Reputation: 199
I have a pandas dataframe column with strings that looks like this:
Column A
text moretext 251 St. Louis Apt.54
123 Orange Drive
sometext somemoretext 171 Poplar street
textnew 11th street
77 yorkshire avenue
I want to remove the text before the numeric values i.e I want the output to be something like this:
Column A
251 St. Louis Apt.54
123 Orange Drive
171 Poplar street
11th street
77 yorkshire avenue
Upvotes: 2
Views: 1221
Reputation: 111
This function is finding the index of the first numerical character in the string and selecting the remaining part of the string.
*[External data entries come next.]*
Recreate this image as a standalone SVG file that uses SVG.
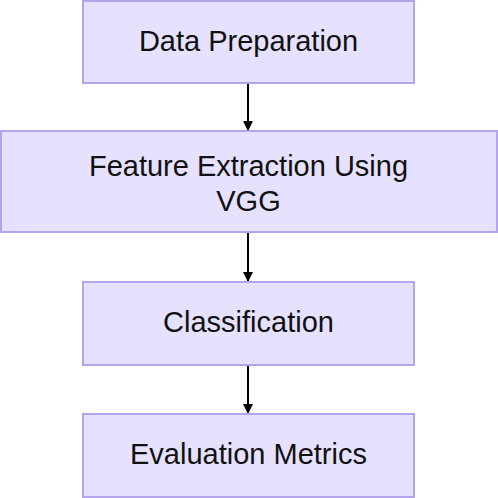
<svg xmlns="http://www.w3.org/2000/svg" width="498" height="498" viewBox="0 0 498 498">
<defs>
<style>
.box{fill:#E6E1FF;stroke:#B3A4EC;stroke-width:2}
.lbl{font-family:"Liberation Sans",Arial,sans-serif;font-size:29px;fill:#111;text-anchor:middle}
.edge{stroke:#000;stroke-width:2;fill:none}
</style>
<marker id="ah" markerWidth="10" markerHeight="10" refX="9" refY="5" orient="auto" markerUnits="userSpaceOnUse">
<path d="M0,0 L10,5 L0,10 z" fill="#000"/>
</marker>
</defs>
<rect width="498" height="498" fill="#fff"/>
<g id="edges">
<line class="edge" x1="248" y1="83" x2="248" y2="130" marker-end="url(#ah)"/>
<line class="edge" x1="248" y1="232" x2="248" y2="281" marker-end="url(#ah)"/>
<line class="edge" x1="248" y1="365" x2="248" y2="413" marker-end="url(#ah)"/>
</g>
<g id="n1">
<rect class="box" x="83" y="1" width="331" height="82"/>
<text class="lbl" x="248.5" y="51">Data Preparation</text>
</g>
<g id="n2">
<rect class="box" x="1" y="131" width="496" height="101"/>
<text class="lbl" x="248.5" y="176">Feature Extraction Using</text>
<text class="lbl" x="248.5" y="211">VGG</text>
</g>
<g id="n3">
<rect class="box" x="83" y="282" width="331" height="83"/>
<text class="lbl" x="248.5" y="332">Classification</text>
</g>
<g id="n4">
<rect class="box" x="83" y="414" width="331" height="83"/>
<text class="lbl" x="248.5" y="464">Evaluation Metrics</text>
</g>
</svg>
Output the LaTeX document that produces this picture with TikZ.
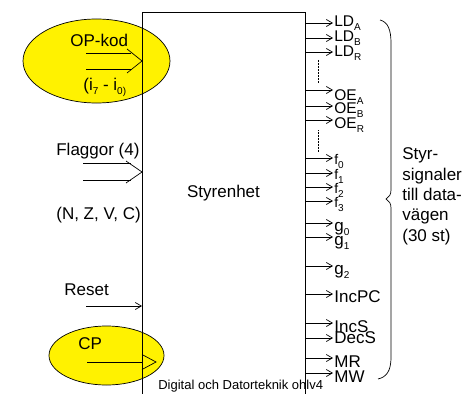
\documentclass[tikz,border=0pt]{standalone}
\usepackage{fontspec}
\setmainfont{Liberation Sans}
\usetikzlibrary{arrows.meta,positioning,calc,shapes.geometric}
\newcommand{\lo}[1]{\raisebox{-4pt}{\fontsize{10}{10}\selectfont #1}}

\begin{document}
\begin{tikzpicture}[x=1pt,y=-1pt,line width=0.7pt,
    txt/.style={inner sep=0pt,anchor=base west,font=\fontsize{17}{20}\selectfont},
    sigld/.style={inner sep=0pt,anchor=base west,font=\fontsize{15.5}{18}\selectfont},
    sigf/.style={inner sep=0pt,anchor=base west,font=\fontsize{14}{17}\selectfont},
    ut/.style={-{Straight Barb[length=6pt,width=7pt]}},
    oval/.style={draw,ellipse,fill=yellow,inner sep=0pt}]
  \useasboundingbox (0,0) rectangle (462,393);

  % gula ovaler bakom
  \node[oval,minimum width=147pt,minimum height=84pt] (opoval) at (96.5,61) {};
  \node[oval,minimum width=115pt,minimum height=59pt] (cpoval) at (106.5,355.5) {};

  \node[draw,anchor=north west,inner sep=0pt,minimum width=163pt,minimum height=400pt] (styr) at (142,12) {};
  \node[txt,anchor=base] (namn) at (223.5,197) {Styrenhet};

  % ingangar
  \node[txt] (opkod) at (70,47) {OP-kod};
  \node[txt] (ibitar) at (83,91) {(i\lo{7} - i\lo{0)}};
  \coordinate (opin) at (86,61);
  \draw (opin) ++(0,-8) -- ++(45,0);
  \draw (opin) ++(0,8) -- ++(45,0);
  \draw ($(styr.west |- opin)+(-15,-12)$) -- (styr.west |- opin) -- ($(styr.west |- opin)+(-15,12)$);

  \node[txt] (flaggor) at (56,155) {Flaggor (4)};
  \node[txt] (nzvc) at (56,219) {(N, Z, V, C)};
  \coordinate (flin) at (83,172);
  \draw (flin) ++(0,-8.5) -- ++(48,0);
  \draw (flin) ++(0,8.5) -- ++(48,0);
  \draw ($(styr.west |- flin)+(-16,-11)$) -- (styr.west |- flin) -- ($(styr.west |- flin)+(-16,11)$);

  \node[txt] (reset) at (64,295) {Reset};
  \coordinate (rin) at (86,306);
  \draw[ut] (rin) -- (styr.west |- rin);

  \node[txt] (cp) at (78,349) {CP};
  \coordinate (cpin) at (87,362);
  \draw (cpin) -- (styr.west |- cpin);
  \draw ($(styr.west |- cpin)+(0,-7.5)$) -- ++(14,7.5) -- ++(-14,7.5);

  % utgangar
  \foreach \n/\y/\b/\t in {la/23/27/LD\lo{A}, lb/38/42/LD\lo{B}, lr/52/57/LD\lo{R},
      oa/90/100/OE\lo{A}, ob/106/113/OE\lo{B}, or/120/128/OE\lo{R}}{
    \coordinate (u\n) at (333,\y);
    \draw[ut] (styr.east |- u\n) -- (u\n);
    \node[sigld] (s\n) at (334,\b) {\t};
  }
  \foreach \n/\y in {0/158,1/173,2/187,3/201}{
    \coordinate (uf\n) at (333,\y);
    \draw[ut] (styr.east |- uf\n) -- (uf\n);
    \node[sigf] (sf\n) at (334,\y+6) {f\lo{\n}};
  }
  \foreach \n/\y/\b/\t in {g0/223/231/g\lo{0}, g1/237/245/g\lo{1}, g2/266/274/g\lo{2},
      incpc/294/302/IncPC, incs/323/332/IncS, decs/338/343/DecS,
      mr/358/367/MR, mw/373/382/MW}{
    \coordinate (u\n) at (333,\y);
    \draw[ut] (styr.east |- u\n) -- (u\n);
    \node[txt] (s\n) at (334,\b) {\t};
  }
  \draw[densely dotted,line width=0.5pt] (318,60) -- (318,83);
  \draw[densely dotted,line width=0.5pt] (318,130) -- (318,152);

  % klammer
  \draw (380,20) .. controls (388,22) and (391,30) .. (391,43) -- (391,190)
    .. controls (391,195) and (389,197) .. (386,199)
    .. controls (389,201) and (391,203) .. (391,208) -- (391,357)
    .. controls (391,372) and (386,377) .. (378,379);
  \node[txt,anchor=north west,align=left,font=\fontsize{17}{20.3}\selectfont] (styrsig) at (402,147.6)
    {Styr-\\signaler\\till data-\\vägen\\(30 st)};

  \node[inner sep=0pt,anchor=base west,font=\fontsize{13}{15}\selectfont] (fot) at (158,389)
    {Digital och Datorteknik ohlv4};
\end{tikzpicture}
\end{document}
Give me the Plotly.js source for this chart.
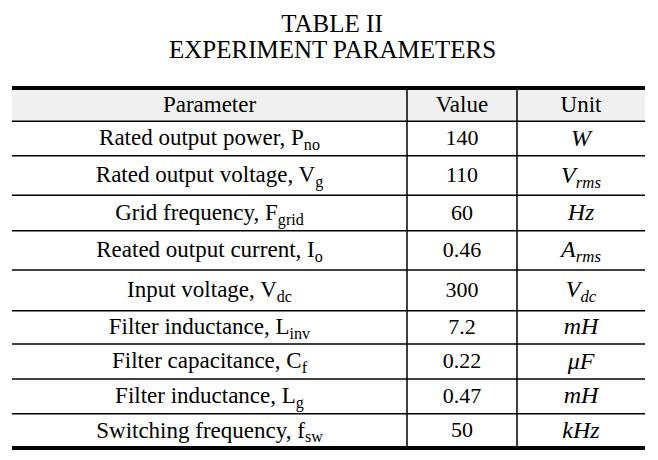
<!DOCTYPE html>
<html>
<head>
<meta charset="utf-8">
<script src="https://cdn.plot.ly/plotly-3.0.1.min.js"></script>
<style>html,body{margin:0;padding:0;background:#fff;}#chart{width:658px;height:460px;}</style>
</head>
<body>
<div id="chart"></div>
<script>
// ---- data ----
var headerLabels = ["Parameter", "Value", "Unit"];
var parameters = [
  "Rated output power, P<sub>no</sub>",
  "Rated output voltage, V<sub>g</sub>",
  "Grid frequency, F<sub>grid</sub>",
  "Reated output current, I<sub>o</sub>",
  "Input voltage, V<sub>dc</sub>",
  "Filter inductance, L<sub>inv</sub>",
  "Filter capacitance, C<sub>f</sub>",
  "Filter inductance, L<sub>g</sub>",
  "Switching frequency, f<sub>sw</sub>"
];
var values = ["140", "110", "60", "0.46", "300", "7.2", "0.22", "0.47", "50"];
var units = [
  "<i>W</i>",
  "<i>V<sub>rms</sub></i>",
  "<i>Hz</i>",
  "<i>A<sub>rms</sub></i>",
  "<i>V<sub>dc</sub></i>",
  "<i>mH</i>",
  "<i>μF</i>",
  "<i>mH</i>",
  "<i>kHz</i>"
];
var titleLine1 = "TABLE II";
var titleLine2 = "EXPERIMENT PARAMETERS";

// ---- layout / style (page pixels, 658x460) ----
var W = 658, H = 460;
var colEdges = [12, 407, 517, 645];          // table column boundaries
var tableTop = 90;
var rowHeights = [31.3, 34.4, 39.6, 35.4, 39.3, 40.7, 33.3, 35, 34.7, 34.3]; // header + 9 rows
var rowEdges = [tableTop];
rowHeights.forEach(function (h, i) { rowEdges.push(rowEdges[i] + h); });
var rowCenters = rowHeights.map(function (h, i) { return rowEdges[i] + h / 2 + 1; });
var colCenters = [0, 1, 2].map(function (i) { return (colEdges[i] + colEdges[i + 1]) / 2; });

var FONT = "Liberation Serif, Times New Roman, serif";

function colTrace(texts, col, fontSize, rowOffset) {
  return {
    type: "scatter", mode: "text",
    x: texts.map(function () { return colCenters[col]; }),
    y: texts.map(function (t, i) { return rowCenters[i + rowOffset]; }),
    text: texts,
    textposition: "middle center",
    textfont: { family: FONT, size: fontSize, color: "#000" },
    hoverinfo: "skip", showlegend: false, cliponaxis: false
  };
}

var traces = [
  colTrace(headerLabels, 0, 23, 0),
  colTrace(parameters, 0, 23, 1),
  colTrace(values, 1, 22, 1),
  colTrace(units, 2, 24, 1)
];
// header labels for the other two columns
traces[0].x = headerLabels.map(function (t, i) { return colCenters[i]; });
traces[0].y = headerLabels.map(function () { return rowCenters[0]; });

var shapes = [];
// header background
shapes.push({ type: "rect", xref: "x", yref: "y", x0: colEdges[0], x1: colEdges[3], y0: rowEdges[0], y1: rowEdges[1],
  fillcolor: "#f0f0f0", line: { width: 0 }, layer: "below" });
// inner horizontal rules
for (var r = 1; r < rowEdges.length - 1; r++) {
  shapes.push({ type: "line", xref: "x", yref: "y", x0: colEdges[0], x1: colEdges[3], y0: rowEdges[r], y1: rowEdges[r],
    line: { color: "#000", width: 1.5 } });
}
// inner vertical rules
[1, 2].forEach(function (c) {
  shapes.push({ type: "line", xref: "x", yref: "y", x0: colEdges[c], x1: colEdges[c], y0: rowEdges[0], y1: rowEdges[rowEdges.length - 1],
    line: { color: "#000", width: 1.5 } });
});
// thick top and bottom rules
shapes.push({ type: "line", xref: "x", yref: "y", x0: colEdges[0], x1: colEdges[3], y0: tableTop - 2, y1: tableTop - 2,
  line: { color: "#000", width: 4 } });
var last = rowEdges[rowEdges.length - 1];
shapes.push({ type: "line", xref: "x", yref: "y", x0: colEdges[0], x1: colEdges[3], y0: last, y1: last,
  line: { color: "#000", width: 4 } });

var hiddenAxis = { visible: false, showgrid: false, zeroline: false, fixedrange: true };
var layout = {
  width: W, height: H,
  margin: { l: 0, r: 0, t: 0, b: 0 },
  paper_bgcolor: "#fff", plot_bgcolor: "#fff",
  xaxis: Object.assign({ range: [0, W] }, hiddenAxis),
  yaxis: Object.assign({ range: [H, 0] }, hiddenAxis),
  title: {
    text: titleLine1,
    font: { family: FONT, size: 25, color: "#000" },
    x: 332 / W, xanchor: "center",
    y: 1 - 23 / H, yref: "container", yanchor: "middle"
  },
  annotations: [{
    text: titleLine2, showarrow: false,
    xref: "x", yref: "y",
    x: 332, y: 49, xanchor: "center", yanchor: "middle",
    font: { family: FONT, size: 25, color: "#000" }
  }],
  shapes: shapes,
  showlegend: false
};

Plotly.newPlot("chart", traces, layout, { displayModeBar: false, staticPlot: true });
</script>
</body>
</html>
This function is then applied to each value of the column using apply function
def change(string):
for i, c in enumerate(string):
if c.isdigit():
idx = i
break
return string[idx:]
data[A] = data[A].apply(change, axis = 0)
Upvotes: 2
Reputation: 153460
Let's use regex and extract
:
df['Column A'] = df['Column A'].str.extract(r'(\d+.+$)')
Output:
0 251 St. Louis Apt.54
1 123 Orange Drive
2 171 Poplar street
3 11th street
4 77 yorkshire avenue
Name: Column A, dtype: object
The regex states get a group of characters start with a number of any length and continue until the end of the line.
Upvotes: 5